さて、アルゴレイヴと出会ったものの、実際にそういうことをやろうと思っても多くの障壁がありました。例えば、音楽についてド素人であるということ。学校で音楽の授業があり勿論出席はしていたのですがちっとも面白いとは思わず、音楽は聴ければ十分だと思い、音楽の授業はサボる対象になっていた記憶があります。*2また、Max/MSPSuperColliderのようなソフトウェアは馴染みがなく、FoxDotが登場するまではなかなかライブコーディングを行うこともままならない状況でした。そんな人間が、公の場で音楽のことを話してかつライブコーディングもやってみるということになってしまい、これは大変だと音楽理論の初歩的な本を漁り始めたのは恐らく9月のはじめ頃のことでした。既にFoxDotを使って自分の好きな音を出して遊んではいたのですが、殊公の場で多くの方に聴いていただくものである以上あまりにも自身の好みが強いものは避けなければという思いが強く、音楽理論を学んでより多くの方にとって聴き心地のよいものにしようと考えました。しかし、時間もなく焦っている中、某勉強会で講演の話題になったときに「まあ、好きな音楽をやるのはそれでそれでよいことだ」というような趣旨の言葉をもらったので、「じゃ、いっか」と開き直り、音楽理論に基づいたものや多くの人にウケそうなものではなく、割と自身の好きな雰囲気のものを発表に使うことにしました。

結局、9月の半ばには「これはもう無理かもしれない」となっていた私ですが、9月中旬に開かれたPyCon JP 2019にエア参加*3してみて楽しかったので一気に元気が戻ってきて、なんとか準備を頑張り、当日を迎え、発表を終えるに至りました。実際にやってみた感想としては、まあ悪くはなかったのではないか、というものです。昨年とは違い質問もたくさんいただきました。発表後にも質問をしていただきましたし、懇親会でも「アルゴレイヴやりたいです!」と話しかけてくれた方々とお話できました。発表の最後を「Let's Get Started!」という言葉で締めたのですが、この言葉には「今から始めようぜ!何かやってみようぜ!」という強い気持ちが含まれています。かつてPythonでコードを書くことがままならない時期に参加したPyCon mini JPやPyCon JP 2011では私は基本的には発表者の話を聴くだけで精一杯でしたが、興味を持った発表に関しては家に帰ってから自分で手を動かしてみたりはしていました。*4そうした能動的な経験を積み重ねることでようやく少しずつPython(およびプログラム)が書けるようになり、カンファレンスでお話しても問題ないのではないかという程度のことができるようになったように感じています。私の発表を聴いたことで「何かやろう」と思ってくださる方が一人でもいてくだされば、私が費やした時間も労力も無事報われたことになります。能動的に、積極的になにかをしようと思った方々に楽しい未来がやってくることを願いつつ、私の拙い裏話は終わりにさせていてだきたいと思います。

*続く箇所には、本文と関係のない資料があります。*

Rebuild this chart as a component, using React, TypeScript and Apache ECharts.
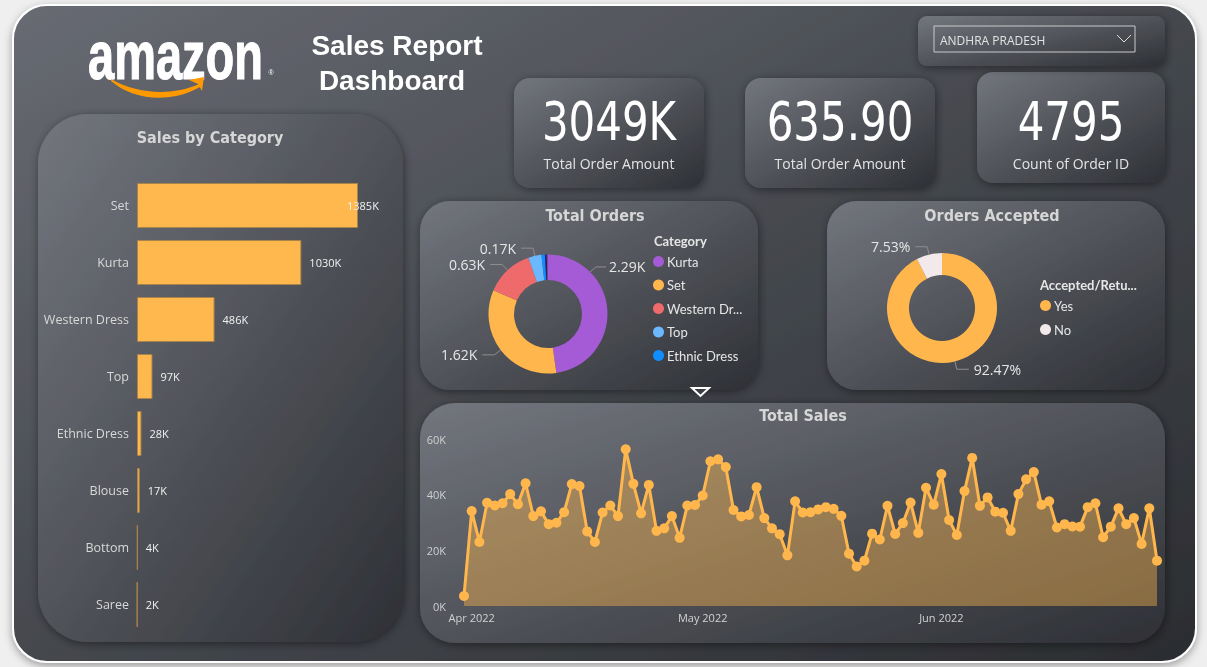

*5

*1:データサインスという言葉が多く使われるように前はデータマイニングという言葉が頻繁に使われていたことを記憶しています。データサインエンスとデータマイニングは同じものではないのかもしれませんが、わたしには一種の進化のようなものとして目に映っています

*2:子供の頃から数学と国語が好きで、数学と国語に関しては例え授業がつまらなくても面白いものを見つけては進んで勉強していたことを思い出しました。

*3:YouTubeでの配信をずっと見ていました。

*4:実は今回の基調講演者の磯さんの講演にかつて参加しており、家に帰って「やってみた」というブログを書いたところ、磯さんご本人からコメントをいただいたことがあったのでした。そのときのお礼を8年越しに出来たことも今回のカンファレンスの収穫でした。

*5:カンファレンス全体の感想やスタッフとして参加してみた感想も書きたいのですが、残念ながら私のキャパ不足で難しそうです。どの発表もすばらしいものばかりで、一参加者として大変楽しむことが出来たということだけは記しておきたいと思います。